There is a whole team of Newcastle loan players out there, spread across various divisions and even countries.
So what do they tell us about the underlying health of Newcastle United.
Here are the eleven players in question and a brief overview of how they are doing:
Adam Armstrong 19 years old (Coventry)
Having outstanding time in League One, scored 19 goals in 27 league appearances and destined to step up to the Championship next season.
Alex Gilliead 20 (Carlisle)
A relatively successful time for the young winger in League Two, scoring four goals and grabbing a number of assists, though has also spent a fair bit of time on the bench.
Brendan Pearson 19 (Gateshead)
Tuesday has seen his loan at Gateshead extended to end of season, yet to make his first experience in National League.
Florian Thauvin 23 (Marseille)
Disastrous £13m signing who showed nothing for Newcastle and is struggling back at Marseille – yet to score a goal or get an assist in his loan spell, there have also been reports in the French media of the fans giving him stick already.

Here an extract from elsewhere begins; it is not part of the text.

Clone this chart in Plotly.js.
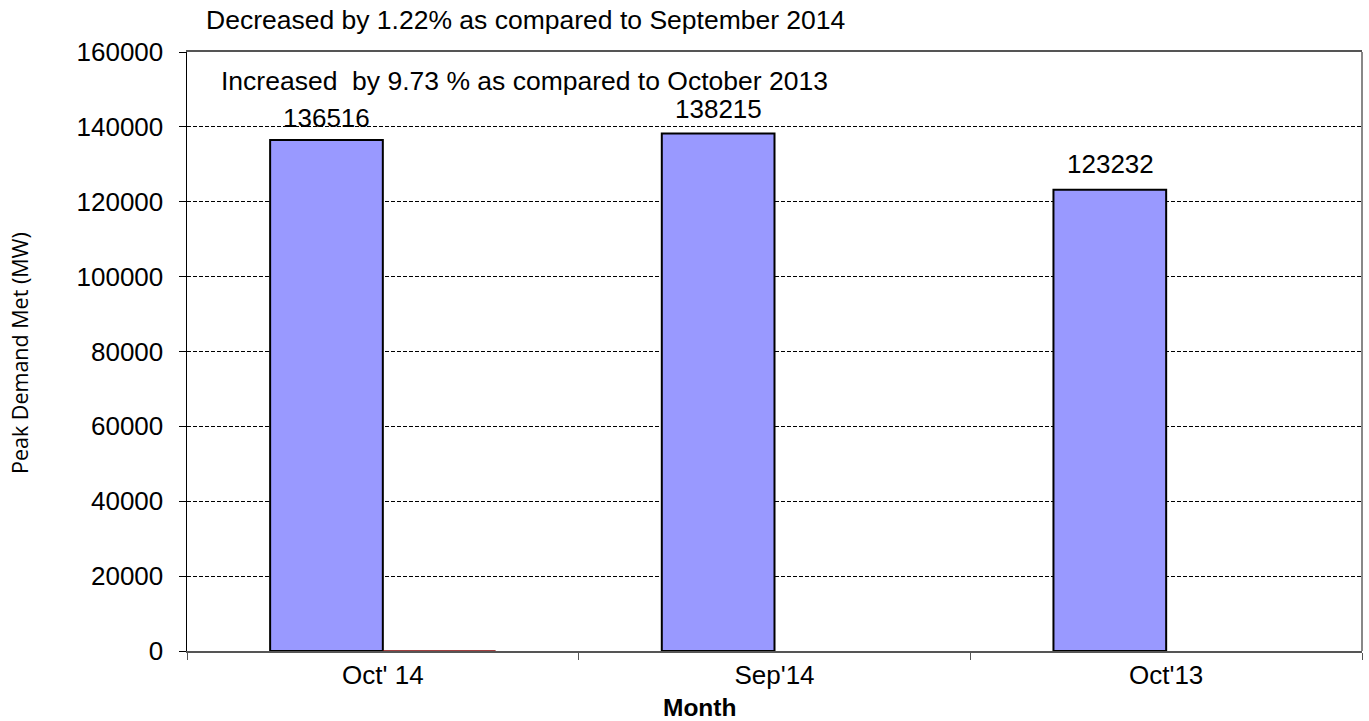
<!DOCTYPE html>
<html>
<head>
<meta charset="utf-8">
<script src="https://cdn.plot.ly/plotly-3.0.1.min.js"></script>
<style>html,body{margin:0;padding:0;background:#fff;}#chart{width:1369px;height:721px;}</style>
</head>
<body>
<div id="chart"></div>
<script>
var months = ["Oct' 14", "Sep'14", "Oct'13"];
var peakDemand = [136516, 138215, 123232];
var secondSeries = [0, null, null];
var labelShift = [22, 25, 26];
var notes = ["Decreased by 1.22% as compared to September 2014", "Increased  by 9.73 % as compared to October 2013"];
var yTitle = 'Peak Demand Met (MW)';
var xTitle = 'Month';

var F = 'Arial, Liberation Sans, sans-serif';
var traces = [
  {
    type: 'bar', x: months, y: peakDemand,
    marker: {color: '#9999FF', line: {color: '#000000', width: 2}},
    hoverinfo: 'x+y', showlegend: false
  },
  {
    type: 'bar', x: months, y: secondSeries,
    marker: {color: '#993366', line: {color: '#800000', width: 1}},
    hoverinfo: 'x+y', showlegend: false
  }
];

var annotations = peakDemand.map(function (v, i) {
  return {
    x: months[i], y: v, xref: 'x', yref: 'y', text: String(v), showarrow: false,
    xshift: -56, yshift: labelShift[i],
    font: {family: F, size: 26, color: '#000'}
  };
});
annotations.push({
  xref: 'paper', yref: 'paper', x: (525 - 187) / 1175, y: 1 + 32 / 599, xanchor: 'center', yanchor: 'middle',
  text: notes[0], showarrow: false, font: {family: F, size: 26.5, color: '#000'}
});
annotations.push({
  xref: 'paper', yref: 'paper', x: (524 - 187) / 1175, y: 1 - 29 / 599, xanchor: 'center', yanchor: 'middle',
  text: notes[1], showarrow: false, font: {family: F, size: 26.5, color: '#000'}
});
annotations.push({
  xref: 'paper', yref: 'paper', x: (699 - 187) / 1175, y: -56 / 599, xanchor: 'center', yanchor: 'middle',
  text: '<b>' + xTitle + '</b>', showarrow: false, font: {family: F, size: 24.5, color: '#000'}
});
annotations.push({
  xref: 'paper', yref: 'paper', x: (19 - 187) / 1175, y: (651 - 353) / 599, xanchor: 'center', yanchor: 'middle',
  text: yTitle, textangle: -90, showarrow: false,
  font: {family: 'Open Sans, Noto Sans, sans-serif', size: 21.5, color: '#000'}
});

var layout = {
  width: 1369, height: 721,
  margin: {l: 187, r: 7, t: 52, b: 70, pad: 0},
  paper_bgcolor: '#ffffff', plot_bgcolor: '#ffffff',
  barmode: 'group', bargap: 0.4245, bargroupgap: 0,
  font: {family: F, size: 26, color: '#000'},
  xaxis: {
    type: 'category', showgrid: false, zeroline: false,
    showline: true, linecolor: '#555555', linewidth: 2, mirror: true,
    ticks: 'outside', tickson: 'boundaries', ticklen: 7, tickcolor: '#555555', tickwidth: 1,
    tickfont: {family: F, size: 26, color: '#000'}
  },
  yaxis: {
    range: [0, 160000], dtick: 20000, tickformat: 'd',
    showgrid: true, gridcolor: '#000000', griddash: '4px,2px', gridwidth: 1,
    zeroline: false, showline: true, linecolor: '#000000', linewidth: 1.5,
    ticks: 'outside', ticklen: 7, tickcolor: '#000', tickwidth: 1, ticklabelstandoff: 10,
    tickfont: {family: F, size: 26, color: '#000'}
  },
  shapes: [
    {type: 'line', xref: 'paper', yref: 'paper', x0: 1, x1: 1, y0: 0, y1: 1, line: {color: '#888888', width: 2}}
  ],
  annotations: annotations
};

Plotly.newPlot('chart', traces, layout, {displayModeBar: false, staticPlot: true});
</script>
</body>
</html>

Gael Bigirimana 22 (Coventry)
Made just five League One starts since going back to Coventry in November, is currently playing for the Under 21s and out of the matchday 18, as five other loan players (incl Armstrong) are rated ahead of him.
Haris Vuckic 23 (Wigan)
Scored just one goal in League One in his season long loan and made only five starts, has had injuries but when fit has spent most of the time on the bench.
Kyle Cameron 19 (York)
The young defender appears to have settled well in League Two and made seven starts so far since joining York in January.
Lubo Satka 20 (York)
Similar to Cameron, joined just over three weeks ago and has made four appearances – looking comfortable at League Two level.
Macauley Gillesphey 20 (Carlisle)
Struggled at first in League Two when going to Carlisle in September on loan and has split his time between first team and bench, though he has also been left out of the matchday squad on a number of occasions. Appears to have settled now and getting more game time.
Remy Cabella 25 (Marseille)
Another disastrous signing (his transfer fee in summer 2014 was reported as anything between £8m and £12m), on a season long loan at Marseille with option to buy. Has improved as season has gone on but still nowhere near the influence or level he showed when at Montpellier.
Sammy Ameobi 23 (Cardiff)
At Cardiff for the season, only eight starts in the Championship and 22 selections for the bench tells its own story, plus the fact he has scored only one goal. Turns 24 in May and struggling to impress even below Premier League level.
Yesterday there was an article on The Mag which showed that since January 2015 the three Newcastle teams (first team, Under 21s, under 18s) had a horrific record of only 26 wins in 118 matches.
So can we find any solace in those out on loan, coming back to inject quality throughout the club?
Well I’m afraid the answer is, not really.
You have players in three categories really;
Firstly, the two disastrous French signings who Newcastle are desperate to get some of their money back on and who look way off the quality needed.
Secondly, the trio of Ameobi, Vuckic and Bigirimana who showed small flashes of talent at Newcastle but clearly aren’t good enough for the Premier League and will hopefully get fixed up at a club lower down the leagues.
Thirdly, you have the younger players who are out at League One, Two and the National League and finding varying levels of relative success but obviously looking real long shots to ever make it at the top level, as they aren’t knocking the ball out of the park at the minute at these lower levels.
The big exception to the rule is obviously Adam Armstrong.
The Geordie striker is scoring for fun in League One and the very natural step will be to play in the Championship next season, hopefully for another loan club. not Newcastle United…
With the best will in the world, you can’t claim that Newcastle’s extensive loan deals are with the intention of developing a wave of new young talent for the first team in a year or two.
Sadly, it is further evidence of something lacking throughout the club, a rise in quality needed at all levels to allow our football club to compete and progress once more.